_What this task involves:_
Extract every line where the string "code" appears.
++++
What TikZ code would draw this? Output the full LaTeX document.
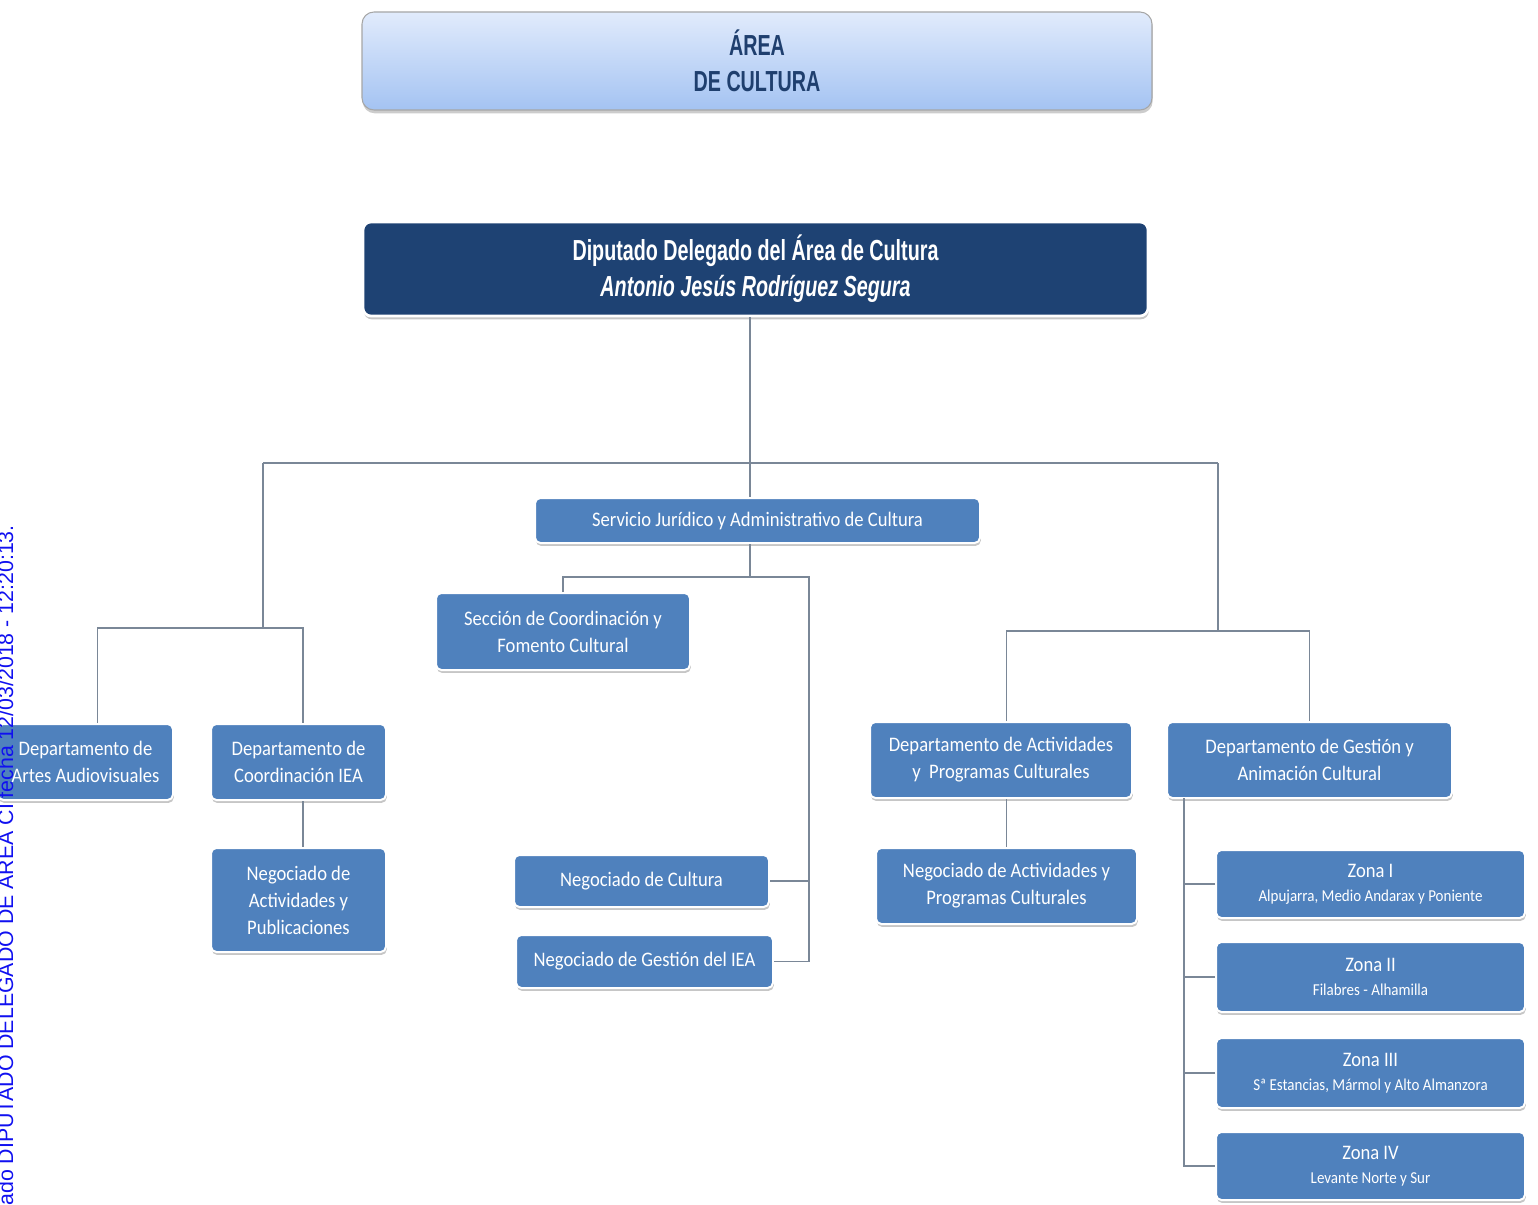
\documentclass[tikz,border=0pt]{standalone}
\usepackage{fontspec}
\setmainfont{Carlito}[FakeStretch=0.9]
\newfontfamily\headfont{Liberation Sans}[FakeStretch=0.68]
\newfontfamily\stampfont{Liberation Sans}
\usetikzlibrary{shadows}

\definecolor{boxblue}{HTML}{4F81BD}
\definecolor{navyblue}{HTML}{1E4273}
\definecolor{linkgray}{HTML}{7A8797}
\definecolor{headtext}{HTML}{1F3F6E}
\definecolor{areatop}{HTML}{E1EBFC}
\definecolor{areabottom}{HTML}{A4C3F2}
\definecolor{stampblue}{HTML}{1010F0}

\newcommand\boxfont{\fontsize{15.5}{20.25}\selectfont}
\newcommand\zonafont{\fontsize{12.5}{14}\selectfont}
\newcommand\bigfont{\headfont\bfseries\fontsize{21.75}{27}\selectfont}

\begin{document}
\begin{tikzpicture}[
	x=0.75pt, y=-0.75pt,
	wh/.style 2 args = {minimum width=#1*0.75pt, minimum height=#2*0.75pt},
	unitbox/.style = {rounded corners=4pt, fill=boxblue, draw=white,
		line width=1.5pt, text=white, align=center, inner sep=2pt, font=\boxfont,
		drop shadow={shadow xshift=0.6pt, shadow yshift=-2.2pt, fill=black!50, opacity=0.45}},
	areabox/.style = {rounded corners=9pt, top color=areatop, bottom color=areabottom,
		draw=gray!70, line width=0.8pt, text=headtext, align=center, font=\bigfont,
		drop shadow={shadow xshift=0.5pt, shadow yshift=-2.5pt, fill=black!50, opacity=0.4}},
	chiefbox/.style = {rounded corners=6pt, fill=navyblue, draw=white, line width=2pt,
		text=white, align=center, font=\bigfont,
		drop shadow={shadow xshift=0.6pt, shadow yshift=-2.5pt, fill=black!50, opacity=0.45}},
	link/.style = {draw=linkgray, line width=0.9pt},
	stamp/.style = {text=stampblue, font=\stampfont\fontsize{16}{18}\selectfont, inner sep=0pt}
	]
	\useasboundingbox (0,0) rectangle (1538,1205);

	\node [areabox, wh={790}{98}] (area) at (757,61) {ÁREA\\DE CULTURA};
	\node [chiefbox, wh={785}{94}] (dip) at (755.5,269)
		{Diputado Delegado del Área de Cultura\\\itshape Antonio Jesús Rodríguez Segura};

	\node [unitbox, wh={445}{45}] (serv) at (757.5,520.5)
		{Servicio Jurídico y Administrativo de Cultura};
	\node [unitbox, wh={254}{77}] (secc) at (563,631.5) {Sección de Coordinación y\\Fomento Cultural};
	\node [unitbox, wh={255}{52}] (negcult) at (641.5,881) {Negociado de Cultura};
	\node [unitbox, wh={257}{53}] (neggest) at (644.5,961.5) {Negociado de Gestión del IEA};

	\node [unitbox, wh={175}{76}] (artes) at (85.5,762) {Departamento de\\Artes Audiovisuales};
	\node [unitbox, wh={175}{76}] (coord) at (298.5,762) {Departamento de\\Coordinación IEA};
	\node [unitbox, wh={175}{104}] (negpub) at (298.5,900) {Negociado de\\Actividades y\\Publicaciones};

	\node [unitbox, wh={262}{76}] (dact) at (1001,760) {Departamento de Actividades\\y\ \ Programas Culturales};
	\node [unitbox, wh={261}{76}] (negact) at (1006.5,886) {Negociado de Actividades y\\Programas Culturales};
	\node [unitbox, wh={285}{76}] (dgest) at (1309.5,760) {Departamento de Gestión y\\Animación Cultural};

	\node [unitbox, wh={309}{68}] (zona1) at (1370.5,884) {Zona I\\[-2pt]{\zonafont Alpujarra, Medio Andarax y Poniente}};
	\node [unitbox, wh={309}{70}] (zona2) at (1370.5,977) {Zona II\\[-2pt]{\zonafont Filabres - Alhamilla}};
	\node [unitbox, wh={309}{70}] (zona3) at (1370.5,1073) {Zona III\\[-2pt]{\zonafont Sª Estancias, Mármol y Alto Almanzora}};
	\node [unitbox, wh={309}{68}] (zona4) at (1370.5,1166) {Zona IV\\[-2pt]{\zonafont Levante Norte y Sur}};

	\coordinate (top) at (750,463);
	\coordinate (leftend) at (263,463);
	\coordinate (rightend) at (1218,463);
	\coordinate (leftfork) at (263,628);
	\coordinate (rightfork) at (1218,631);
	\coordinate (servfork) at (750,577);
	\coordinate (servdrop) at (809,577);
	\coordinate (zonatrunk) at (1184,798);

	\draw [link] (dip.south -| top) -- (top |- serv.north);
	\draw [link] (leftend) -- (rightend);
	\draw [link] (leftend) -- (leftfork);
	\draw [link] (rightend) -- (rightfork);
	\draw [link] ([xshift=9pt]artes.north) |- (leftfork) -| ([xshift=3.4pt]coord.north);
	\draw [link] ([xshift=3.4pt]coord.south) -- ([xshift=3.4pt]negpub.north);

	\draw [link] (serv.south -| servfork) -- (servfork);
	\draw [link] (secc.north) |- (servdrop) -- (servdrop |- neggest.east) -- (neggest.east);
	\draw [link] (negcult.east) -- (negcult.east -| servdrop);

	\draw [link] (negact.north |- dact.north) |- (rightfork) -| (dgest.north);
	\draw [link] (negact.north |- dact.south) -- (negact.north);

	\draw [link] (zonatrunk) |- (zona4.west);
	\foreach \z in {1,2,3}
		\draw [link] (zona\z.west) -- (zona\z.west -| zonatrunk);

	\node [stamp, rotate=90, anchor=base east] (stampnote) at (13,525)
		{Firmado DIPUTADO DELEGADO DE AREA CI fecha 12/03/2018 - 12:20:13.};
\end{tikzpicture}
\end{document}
++++
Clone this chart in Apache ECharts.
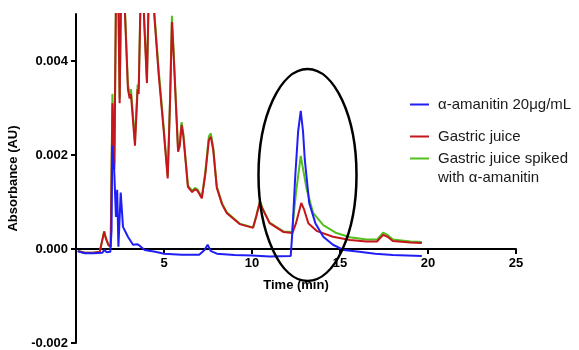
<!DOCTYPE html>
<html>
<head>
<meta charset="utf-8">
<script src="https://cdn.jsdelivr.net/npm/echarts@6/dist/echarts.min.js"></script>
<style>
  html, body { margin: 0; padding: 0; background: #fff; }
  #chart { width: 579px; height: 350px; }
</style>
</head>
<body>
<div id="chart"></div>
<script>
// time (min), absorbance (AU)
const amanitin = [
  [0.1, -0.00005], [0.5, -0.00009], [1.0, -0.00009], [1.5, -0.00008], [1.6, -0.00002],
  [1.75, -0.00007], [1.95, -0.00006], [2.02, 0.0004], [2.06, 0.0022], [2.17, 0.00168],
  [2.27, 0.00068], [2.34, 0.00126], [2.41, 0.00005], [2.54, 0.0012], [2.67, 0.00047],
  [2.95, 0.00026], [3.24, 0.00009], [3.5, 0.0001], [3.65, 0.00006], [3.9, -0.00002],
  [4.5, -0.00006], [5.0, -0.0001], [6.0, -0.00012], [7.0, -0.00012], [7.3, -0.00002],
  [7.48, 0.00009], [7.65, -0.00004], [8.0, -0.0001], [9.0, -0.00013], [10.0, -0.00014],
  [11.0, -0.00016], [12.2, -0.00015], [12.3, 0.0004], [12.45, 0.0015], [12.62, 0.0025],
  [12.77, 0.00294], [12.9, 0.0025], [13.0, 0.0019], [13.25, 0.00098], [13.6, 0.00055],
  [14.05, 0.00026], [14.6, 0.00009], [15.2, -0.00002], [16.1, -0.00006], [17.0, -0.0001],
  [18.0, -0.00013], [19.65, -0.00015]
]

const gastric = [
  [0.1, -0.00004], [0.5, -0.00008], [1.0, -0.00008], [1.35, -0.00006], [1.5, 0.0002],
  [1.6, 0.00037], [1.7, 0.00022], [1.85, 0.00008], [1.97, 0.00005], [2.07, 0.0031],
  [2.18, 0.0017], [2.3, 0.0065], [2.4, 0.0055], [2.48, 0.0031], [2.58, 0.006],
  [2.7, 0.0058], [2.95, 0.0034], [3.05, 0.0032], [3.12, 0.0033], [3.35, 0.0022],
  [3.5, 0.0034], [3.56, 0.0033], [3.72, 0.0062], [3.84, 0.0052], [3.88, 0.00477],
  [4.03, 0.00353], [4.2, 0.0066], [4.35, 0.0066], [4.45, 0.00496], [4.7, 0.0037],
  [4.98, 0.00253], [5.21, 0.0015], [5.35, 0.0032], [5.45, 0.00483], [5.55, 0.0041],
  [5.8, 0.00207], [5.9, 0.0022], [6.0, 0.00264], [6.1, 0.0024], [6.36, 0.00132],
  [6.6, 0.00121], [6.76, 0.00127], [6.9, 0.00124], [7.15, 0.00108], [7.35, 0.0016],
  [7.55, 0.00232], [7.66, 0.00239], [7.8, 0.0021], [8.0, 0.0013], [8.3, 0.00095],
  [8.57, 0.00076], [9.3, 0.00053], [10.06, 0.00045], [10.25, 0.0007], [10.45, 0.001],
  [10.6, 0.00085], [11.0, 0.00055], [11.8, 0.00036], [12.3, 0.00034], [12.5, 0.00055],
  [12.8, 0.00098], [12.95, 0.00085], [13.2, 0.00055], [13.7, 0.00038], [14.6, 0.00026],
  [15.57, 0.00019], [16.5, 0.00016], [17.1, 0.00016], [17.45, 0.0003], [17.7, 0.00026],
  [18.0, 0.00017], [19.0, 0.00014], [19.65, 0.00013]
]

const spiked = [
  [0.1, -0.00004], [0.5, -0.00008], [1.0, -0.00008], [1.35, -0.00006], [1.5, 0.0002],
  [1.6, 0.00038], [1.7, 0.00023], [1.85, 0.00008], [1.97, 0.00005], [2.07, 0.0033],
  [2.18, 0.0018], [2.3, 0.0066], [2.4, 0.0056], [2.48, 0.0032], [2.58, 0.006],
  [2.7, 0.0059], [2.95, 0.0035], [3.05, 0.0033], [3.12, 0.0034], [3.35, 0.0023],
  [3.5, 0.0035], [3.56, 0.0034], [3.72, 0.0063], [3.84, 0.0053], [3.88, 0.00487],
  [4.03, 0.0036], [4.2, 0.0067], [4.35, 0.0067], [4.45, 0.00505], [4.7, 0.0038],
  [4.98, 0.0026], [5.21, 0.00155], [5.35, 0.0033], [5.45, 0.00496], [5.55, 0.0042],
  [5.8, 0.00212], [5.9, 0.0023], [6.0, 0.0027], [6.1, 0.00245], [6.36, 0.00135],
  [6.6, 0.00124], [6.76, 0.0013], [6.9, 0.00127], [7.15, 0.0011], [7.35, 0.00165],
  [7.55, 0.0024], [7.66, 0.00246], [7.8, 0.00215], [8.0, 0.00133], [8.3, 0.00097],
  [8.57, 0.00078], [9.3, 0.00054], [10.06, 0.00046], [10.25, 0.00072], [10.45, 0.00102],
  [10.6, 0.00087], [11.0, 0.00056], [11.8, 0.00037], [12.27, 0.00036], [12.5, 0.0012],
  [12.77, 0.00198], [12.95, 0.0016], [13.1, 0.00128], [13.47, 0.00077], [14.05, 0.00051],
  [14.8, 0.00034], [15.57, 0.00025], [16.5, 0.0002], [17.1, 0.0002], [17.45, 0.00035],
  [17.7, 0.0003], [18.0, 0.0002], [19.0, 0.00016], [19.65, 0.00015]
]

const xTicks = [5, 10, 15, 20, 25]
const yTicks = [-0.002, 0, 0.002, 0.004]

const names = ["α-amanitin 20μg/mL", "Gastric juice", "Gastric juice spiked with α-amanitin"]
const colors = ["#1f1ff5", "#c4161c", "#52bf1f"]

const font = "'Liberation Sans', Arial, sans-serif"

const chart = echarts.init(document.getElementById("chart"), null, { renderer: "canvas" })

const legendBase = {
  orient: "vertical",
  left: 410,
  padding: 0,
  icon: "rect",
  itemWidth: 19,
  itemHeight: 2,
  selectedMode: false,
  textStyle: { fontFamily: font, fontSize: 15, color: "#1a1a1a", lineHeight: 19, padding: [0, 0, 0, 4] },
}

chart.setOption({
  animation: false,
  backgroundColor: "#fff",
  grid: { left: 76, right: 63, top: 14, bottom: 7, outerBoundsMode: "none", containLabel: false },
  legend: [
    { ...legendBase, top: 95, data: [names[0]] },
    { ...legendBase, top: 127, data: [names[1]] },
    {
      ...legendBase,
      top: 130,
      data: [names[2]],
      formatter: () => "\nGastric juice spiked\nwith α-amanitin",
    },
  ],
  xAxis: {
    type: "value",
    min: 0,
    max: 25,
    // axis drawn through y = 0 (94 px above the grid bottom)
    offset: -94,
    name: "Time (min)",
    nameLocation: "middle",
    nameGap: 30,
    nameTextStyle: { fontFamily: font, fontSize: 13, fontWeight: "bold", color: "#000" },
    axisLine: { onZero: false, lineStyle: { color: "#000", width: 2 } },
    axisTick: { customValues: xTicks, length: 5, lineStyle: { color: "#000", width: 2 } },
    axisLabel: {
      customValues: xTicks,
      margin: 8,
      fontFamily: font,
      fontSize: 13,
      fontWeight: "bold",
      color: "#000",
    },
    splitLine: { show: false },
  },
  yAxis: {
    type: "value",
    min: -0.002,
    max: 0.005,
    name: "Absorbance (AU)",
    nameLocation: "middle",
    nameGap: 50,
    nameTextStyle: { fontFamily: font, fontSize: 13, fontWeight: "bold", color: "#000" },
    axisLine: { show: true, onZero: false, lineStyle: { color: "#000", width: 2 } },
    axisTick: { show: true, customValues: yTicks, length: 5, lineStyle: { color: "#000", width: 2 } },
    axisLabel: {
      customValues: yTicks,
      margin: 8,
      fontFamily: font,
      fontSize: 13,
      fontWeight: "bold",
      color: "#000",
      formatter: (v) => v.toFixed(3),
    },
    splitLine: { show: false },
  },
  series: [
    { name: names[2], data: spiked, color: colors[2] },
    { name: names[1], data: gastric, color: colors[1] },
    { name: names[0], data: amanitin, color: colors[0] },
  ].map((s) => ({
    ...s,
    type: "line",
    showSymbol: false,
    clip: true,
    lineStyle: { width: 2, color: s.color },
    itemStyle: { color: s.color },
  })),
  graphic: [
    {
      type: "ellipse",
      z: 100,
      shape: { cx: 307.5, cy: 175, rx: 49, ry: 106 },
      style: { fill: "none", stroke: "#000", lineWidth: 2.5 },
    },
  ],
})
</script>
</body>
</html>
++++
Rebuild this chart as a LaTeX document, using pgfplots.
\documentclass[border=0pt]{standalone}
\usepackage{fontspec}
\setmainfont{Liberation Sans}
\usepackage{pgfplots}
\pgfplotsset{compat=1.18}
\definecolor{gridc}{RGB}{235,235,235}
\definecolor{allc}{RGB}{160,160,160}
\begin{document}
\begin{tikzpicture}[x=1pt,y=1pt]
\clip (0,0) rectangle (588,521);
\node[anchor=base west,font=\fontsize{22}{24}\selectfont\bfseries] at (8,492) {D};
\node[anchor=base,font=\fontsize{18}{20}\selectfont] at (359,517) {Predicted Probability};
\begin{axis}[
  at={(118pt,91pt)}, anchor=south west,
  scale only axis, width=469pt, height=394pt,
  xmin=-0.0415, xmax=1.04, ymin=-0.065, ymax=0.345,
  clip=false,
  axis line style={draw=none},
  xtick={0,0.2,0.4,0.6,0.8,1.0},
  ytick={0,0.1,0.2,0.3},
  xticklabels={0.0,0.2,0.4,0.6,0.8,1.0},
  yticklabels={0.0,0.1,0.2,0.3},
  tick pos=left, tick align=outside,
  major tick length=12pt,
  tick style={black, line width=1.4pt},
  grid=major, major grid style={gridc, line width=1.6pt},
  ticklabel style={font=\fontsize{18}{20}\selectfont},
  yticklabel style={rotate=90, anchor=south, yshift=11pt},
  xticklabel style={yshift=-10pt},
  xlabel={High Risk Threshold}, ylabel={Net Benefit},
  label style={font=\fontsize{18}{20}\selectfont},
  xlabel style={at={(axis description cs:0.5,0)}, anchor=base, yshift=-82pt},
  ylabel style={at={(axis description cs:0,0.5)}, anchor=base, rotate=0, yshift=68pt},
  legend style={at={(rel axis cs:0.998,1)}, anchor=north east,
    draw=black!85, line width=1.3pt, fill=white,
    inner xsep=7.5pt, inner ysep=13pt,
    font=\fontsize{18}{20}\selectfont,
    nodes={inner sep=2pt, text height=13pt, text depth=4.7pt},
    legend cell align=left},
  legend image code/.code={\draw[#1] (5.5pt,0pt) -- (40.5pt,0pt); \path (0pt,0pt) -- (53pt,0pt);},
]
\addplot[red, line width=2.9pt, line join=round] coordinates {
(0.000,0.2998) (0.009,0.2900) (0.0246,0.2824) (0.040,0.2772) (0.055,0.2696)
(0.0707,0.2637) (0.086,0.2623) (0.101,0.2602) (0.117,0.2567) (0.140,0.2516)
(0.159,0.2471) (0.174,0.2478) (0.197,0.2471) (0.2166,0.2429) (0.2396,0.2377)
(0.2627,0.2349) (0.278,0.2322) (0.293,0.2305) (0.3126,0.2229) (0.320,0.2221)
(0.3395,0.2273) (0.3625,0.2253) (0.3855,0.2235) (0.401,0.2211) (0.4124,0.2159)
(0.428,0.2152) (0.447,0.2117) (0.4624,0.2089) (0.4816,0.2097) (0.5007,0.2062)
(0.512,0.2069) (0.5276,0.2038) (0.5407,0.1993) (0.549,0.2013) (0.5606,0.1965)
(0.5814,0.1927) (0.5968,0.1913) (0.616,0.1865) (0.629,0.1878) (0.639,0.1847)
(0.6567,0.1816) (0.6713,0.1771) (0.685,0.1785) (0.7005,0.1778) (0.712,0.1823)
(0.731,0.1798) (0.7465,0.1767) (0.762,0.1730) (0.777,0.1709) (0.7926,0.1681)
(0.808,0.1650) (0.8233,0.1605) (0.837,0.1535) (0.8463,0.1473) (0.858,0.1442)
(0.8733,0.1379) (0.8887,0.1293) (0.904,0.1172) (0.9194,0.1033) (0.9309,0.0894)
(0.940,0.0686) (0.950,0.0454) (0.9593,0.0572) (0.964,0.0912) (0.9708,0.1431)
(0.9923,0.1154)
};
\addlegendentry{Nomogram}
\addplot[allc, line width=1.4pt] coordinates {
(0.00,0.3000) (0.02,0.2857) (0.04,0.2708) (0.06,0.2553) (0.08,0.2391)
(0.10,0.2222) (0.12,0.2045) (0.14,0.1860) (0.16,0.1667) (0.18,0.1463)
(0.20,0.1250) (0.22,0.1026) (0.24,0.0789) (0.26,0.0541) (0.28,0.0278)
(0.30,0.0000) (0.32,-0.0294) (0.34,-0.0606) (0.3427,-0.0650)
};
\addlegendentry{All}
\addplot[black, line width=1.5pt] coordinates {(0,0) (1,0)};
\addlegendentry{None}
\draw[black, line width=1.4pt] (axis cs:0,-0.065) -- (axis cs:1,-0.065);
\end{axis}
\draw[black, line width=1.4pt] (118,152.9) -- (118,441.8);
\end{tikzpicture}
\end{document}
++++
_Result of this task:_
What TikZ code would draw this? Output the full LaTeX document.
  legend image code/.code={\draw[#1] (5.5pt,0pt) -- (40.5pt,0pt); \path (0pt,0pt) -- (53pt,0pt);},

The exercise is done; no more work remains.